_STORED DATA_
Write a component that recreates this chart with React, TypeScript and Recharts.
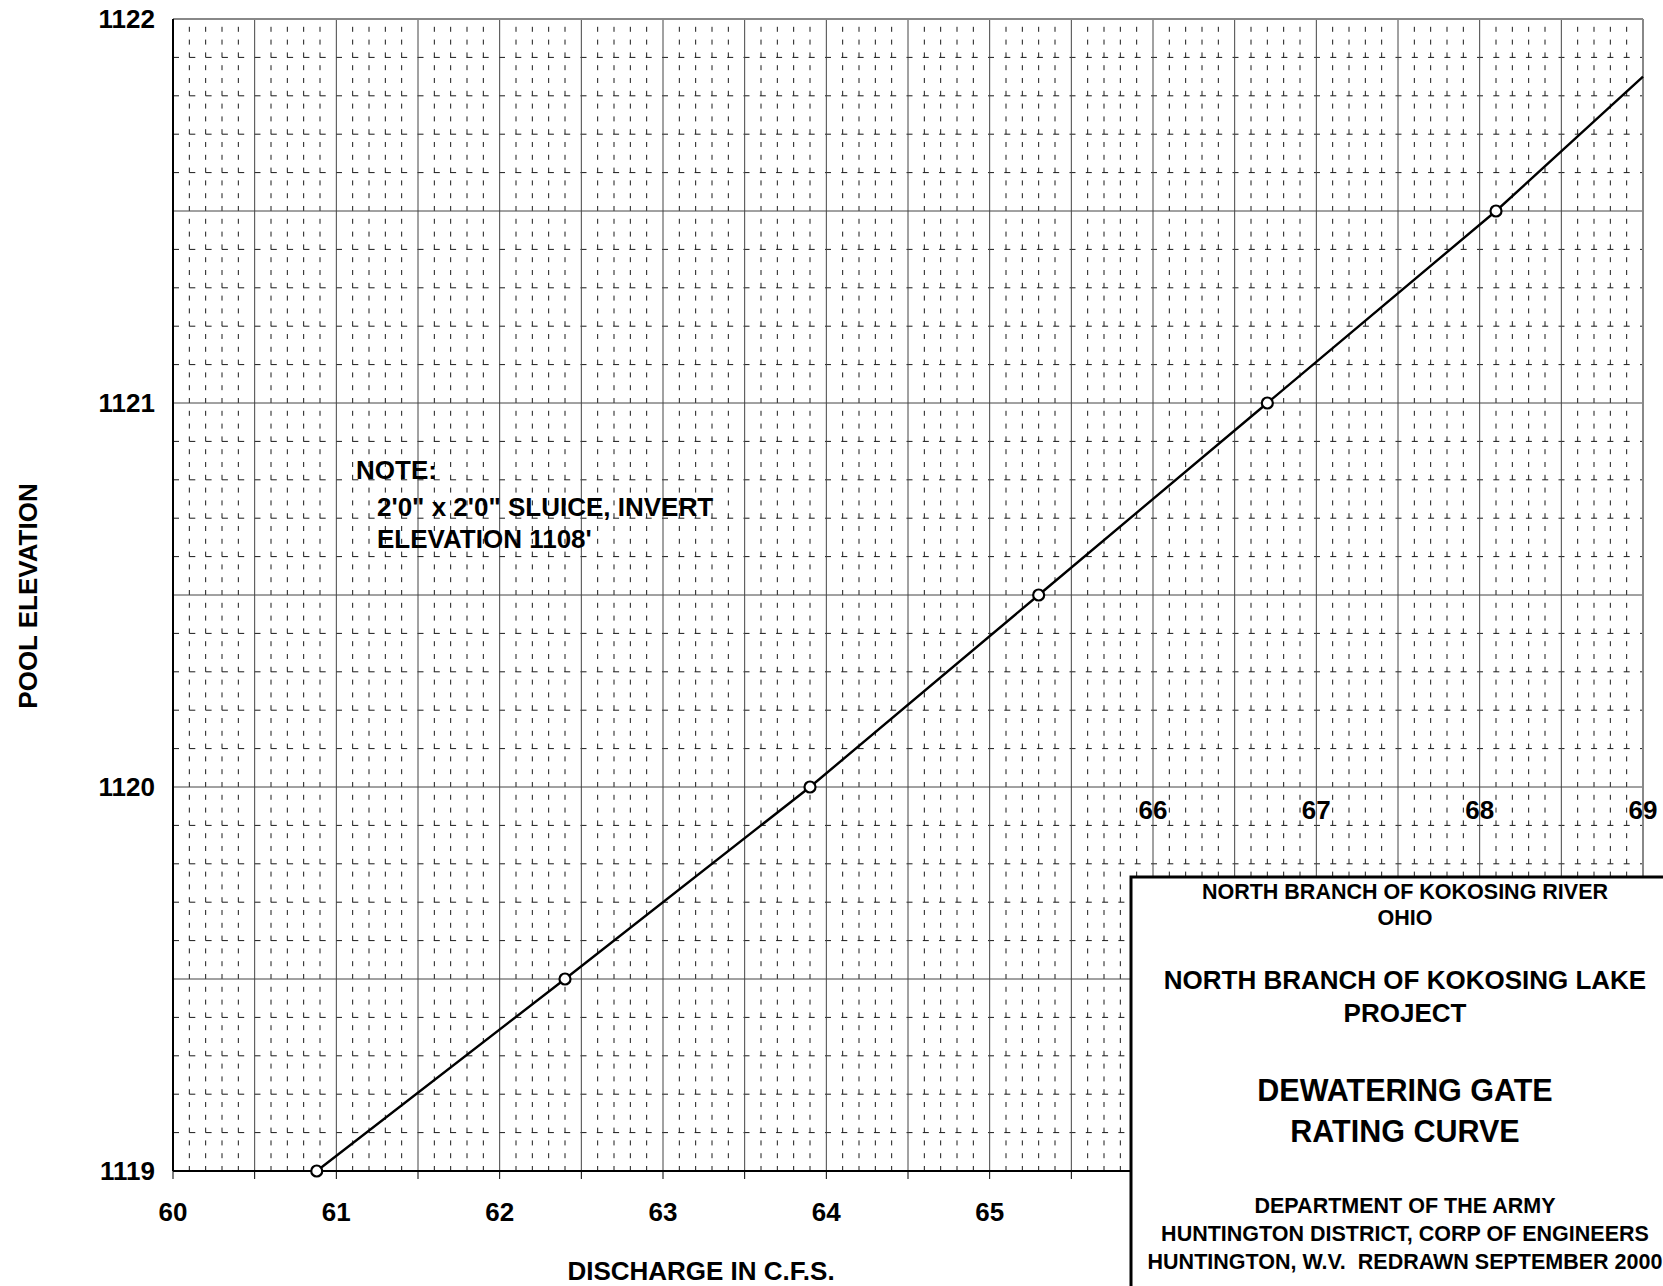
import React from 'react';
import { ComposedChart, Line, XAxis, YAxis, ReferenceLine, Scatter } from 'recharts';

// ---- data ----
const discharge = [60.88, 62.4, 63.9, 65.3, 66.7, 68.1, 69.0];
const elevation = [1119.0, 1119.5, 1120.0, 1120.5, 1121.0, 1121.5, 1121.85];
const hasMarker = [true, true, true, true, true, true, false];

const xTicks = [60, 60.5, 61, 61.5, 62, 62.5, 63, 63.5, 64, 64.5, 65, 65.5, 66, 66.5, 67, 67.5, 68, 68.5, 69];
const xLabelledTicks = [60, 61, 62, 63, 64, 65];
const yTicks = [1119, 1120, 1121, 1122];
const insideTickLabels = ['66', '67', '68', '69'];
const insideTickValues = [66, 67, 68, 69];
const insideTickElevation = 1119.94;

const xDomain: [number, number] = [60, 69];
const yDomain: [number, number] = [1119, 1122];

const titleLines = [
  'NORTH BRANCH OF KOKOSING RIVER',
  'OHIO',
  'NORTH BRANCH OF KOKOSING LAKE',
  'PROJECT',
  'DEWATERING GATE',
  'RATING CURVE',
  'DEPARTMENT OF THE ARMY',
  'HUNTINGTON DISTRICT, CORP OF ENGINEERS',
  'HUNTINGTON, W.V.  REDRAWN SEPTEMBER 2000',
];
const noteLines = ['NOTE:', '2\'0" x 2\'0" SLUICE, INVERT', "ELEVATION 1108'"];

// ---- derived tables ----
const curveData = discharge.map((x, i) => ({ x, y: elevation[i], marker: hasMarker[i] }));
const insideLabelData = insideTickValues.map((x, i) => ({ x, y: insideTickElevation, label: insideTickLabels[i] }));

const round = (v: number) => Math.round(v * 1000) / 1000;
const xMinor: number[] = [];
const xMajor: number[] = [];
for (let i = 1; i < 90; i++) {
  const v = round(60 + i * 0.1);
  if (i % 5 === 0) xMajor.push(v); else xMinor.push(v);
}
const yMinor: number[] = [];
const yMajor: number[] = [];
for (let i = 1; i < 30; i++) {
  const v = round(1119 + i * 0.1);
  if (i % 5 === 0) yMajor.push(v); else yMinor.push(v);
}

const FONT = '"Liberation Sans", Arial, Helvetica, sans-serif';

const MarkerDot = (props: any) => {
  const { cx, cy, payload, index } = props;
  if (!payload || !payload.marker) return <g key={`d${index}`} />;
  return <circle key={`d${index}`} cx={cx} cy={cy} r={5.5} fill="#fff" stroke="#000" strokeWidth={2.2} />;
};

const InsideLabel = (props: any) => {
  const { cx, cy, payload } = props;
  return (
    <text x={cx} y={cy} textAnchor="middle" dominantBaseline="central" fontFamily={FONT} fontWeight="bold" fontSize={26} fill="#000">
      {payload.label}
    </text>
  );
};

export default function App() {
  const W = 1663;
  const H = 1286;
  return (
    <div style={{ position: 'absolute', left: 0, top: 0, width: W, height: H, overflow: 'hidden', background: '#fff' }}>
      <ComposedChart width={W} height={H} data={curveData} margin={{ top: 19, right: 20, left: 0, bottom: 0 }}>
        <XAxis
          dataKey="x"
          type="number"
          domain={xDomain}
          ticks={xTicks}
          interval={0}
          height={115}
          tickFormatter={(v: number) => (xLabelledTicks.includes(v) ? String(v) : '')}
          tick={{ fontSize: 26, fontWeight: 'bold', fill: '#000', fontFamily: FONT }}
          tickSize={8}
          tickMargin={24}
          tickLine={{ stroke: '#000', strokeWidth: 1 }}
          axisLine={{ stroke: '#000', strokeWidth: 2 }}
          label={{
            content: () => (
              <text x={701} y={1271} textAnchor="middle" dominantBaseline="central" fontFamily={FONT} fontWeight="bold" fontSize={26} fill="#000">
                DISCHARGE IN C.F.S.
              </text>
            ),
          }}
        />
        <YAxis
          type="number"
          domain={yDomain}
          ticks={yTicks}
          interval={0}
          width={173}
          tick={{ fontSize: 26, fontWeight: 'bold', fill: '#000', fontFamily: FONT }}
          tickLine={false}
          tickSize={0}
          tickMargin={18}
          axisLine={{ stroke: '#000', strokeWidth: 2 }}
          label={{
            content: () => (
              <text x={28} y={596} transform="rotate(-90 28 596)" textAnchor="middle" dominantBaseline="central" fontFamily={FONT} fontWeight="bold" fontSize={26} fill="#000">
                POOL ELEVATION
              </text>
            ),
          }}
        />
        {xMinor.map((v) => (
          <ReferenceLine key={`xm${v}`} x={v} stroke="#1a1a1a" strokeWidth={1} strokeDasharray="5 7.8" />
        ))}
        {yMinor.map((v) => (
          <ReferenceLine key={`ym${v}`} y={v} stroke="#1a1a1a" strokeWidth={1} strokeDasharray="6 10.3" />
        ))}
        {xMajor.map((v) => (
          <ReferenceLine key={`xM${v}`} x={v} stroke="#444" strokeWidth={1} />
        ))}
        {yMajor.map((v) => (
          <ReferenceLine key={`yM${v}`} y={v} stroke="#444" strokeWidth={1} />
        ))}
        <ReferenceLine y={1122} stroke="#888" strokeWidth={2} />
        <ReferenceLine x={69} stroke="#888" strokeWidth={2} />
        <Scatter data={insideLabelData} dataKey="y" shape={InsideLabel} isAnimationActive={false} />
        <Line
          dataKey="y"
          type="linear"
          stroke="#000"
          strokeWidth={2.4}
          dot={MarkerDot}
          activeDot={false}
          isAnimationActive={false}
        />
      </ComposedChart>
      <svg width={W} height={H} style={{ position: 'absolute', left: 0, top: 0, pointerEvents: 'none' }}>
        <g fontFamily={FONT} fontWeight="bold" fill="#000">
          <text x={356} y={470} fontSize={26} dominantBaseline="central">{noteLines[0]}</text>
          <text x={377} y={507} fontSize={26} dominantBaseline="central">{noteLines[1]}</text>
          <text x={377} y={539} fontSize={26} dominantBaseline="central">{noteLines[2]}</text>
        </g>
        <rect x={1131} y={877} width={600} height={500} fill="#fff" stroke="#000" strokeWidth={3} />
        <g fontFamily={FONT} fontWeight="bold" fill="#000" textAnchor="middle" style={{ whiteSpace: 'pre' }}>
          <text x={1405} y={892} fontSize={21.5} dominantBaseline="central">{titleLines[0]}</text>
          <text x={1405} y={918} fontSize={21.5} dominantBaseline="central">{titleLines[1]}</text>
          <text x={1405} y={980} fontSize={26} dominantBaseline="central">{titleLines[2]}</text>
          <text x={1405} y={1013} fontSize={26} dominantBaseline="central">{titleLines[3]}</text>
          <text x={1405} y={1090} fontSize={30.5} dominantBaseline="central">{titleLines[4]}</text>
          <text x={1405} y={1131} fontSize={30.5} dominantBaseline="central">{titleLines[5]}</text>
          <text x={1405} y={1206} fontSize={21.5} dominantBaseline="central">{titleLines[6]}</text>
          <text x={1405} y={1234} fontSize={21.5} dominantBaseline="central">{titleLines[7]}</text>
          <text x={1405} y={1262} fontSize={21.5} dominantBaseline="central" xmlSpace="preserve">{titleLines[8]}</text>
        </g>
      </svg>
    </div>
  );
}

_WHAT YOU ARE ASKED TO DO_
Your task is to reproduce exactly the lines from the start of the data above through the line containing "YAxis, ReferenceLine, Scatter", leaving every picture out.

_EXERCISE RESULT_
Write a component that recreates this chart with React, TypeScript and Recharts.
import React from 'react';
import { ComposedChart, Line, XAxis, YAxis, ReferenceLine, Scatter } from 'recharts';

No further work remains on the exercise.